Under the updated rule, drivers are now told to give priority to cyclists on roundabouts and not cut across their path. Rule 186 states: "Give them plenty of room and do not attempt to overtake them within their lane. Allow them to move across your path as they travel around the roundabout.
"Cyclists, horse riders and horse drawn vehicles may stay in the left-hand lane when they intend to continue across or around the roundabout and should signal right to show you they are not leaving the roundabout.
"Drivers should take extra care when entering a roundabout to ensure that they do not cut across cyclists, horse riders or horse drawn vehicles in the left-hand lane, who are continuing around the roundabout."
Similar rules now apply at junctions and when passing slow-moving traffic. Drivers turning into a junction are warned not to cross the path of cyclists travelling straight ahead when doing so. They are also told to give cyclists at least 1.5 metres of space when passing them.

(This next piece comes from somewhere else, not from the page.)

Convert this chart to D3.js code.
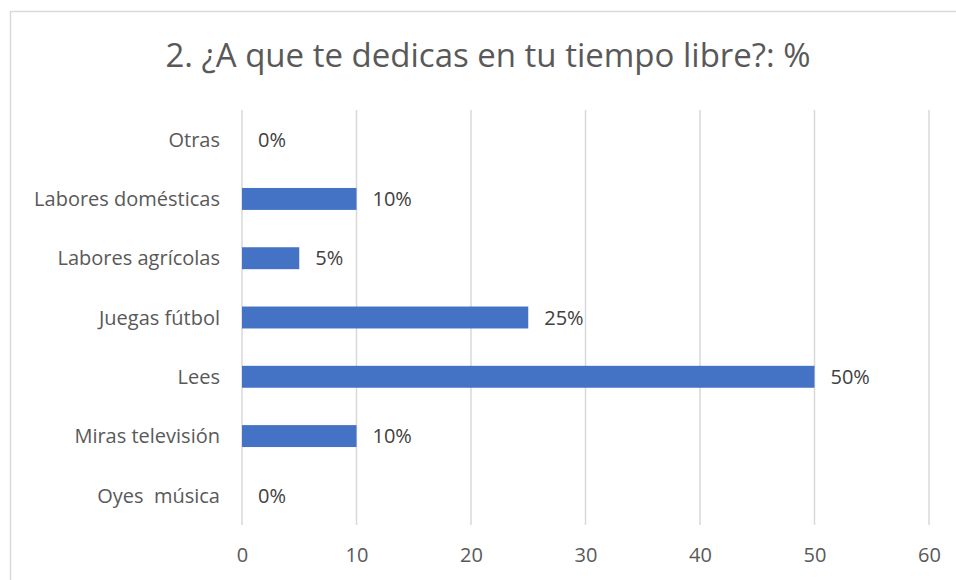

The updates also aim to strengthen and clarify rules on who has right of way in a variety of situations.
Drivers and cyclists should now give way to pedestrians crossing or waiting to cross at a junction or zebra crossing. Previously the guidance was only to give way to those already crossing. The rules also make it clear that cyclists should give way to pedestrians on shared-use cycle tracks.
The Department for Transport says the changes are designed to make the roads safer for more vulnerable users but do not mean that pedestrians and cyclists have no responsibility.
It says: “The objective of the hierarchy is not to give priority to pedestrians, cyclists and horse riders in every situation, but rather to ensure a more mutually respectful and considerate culture of safe and effective road use that benefits all users.”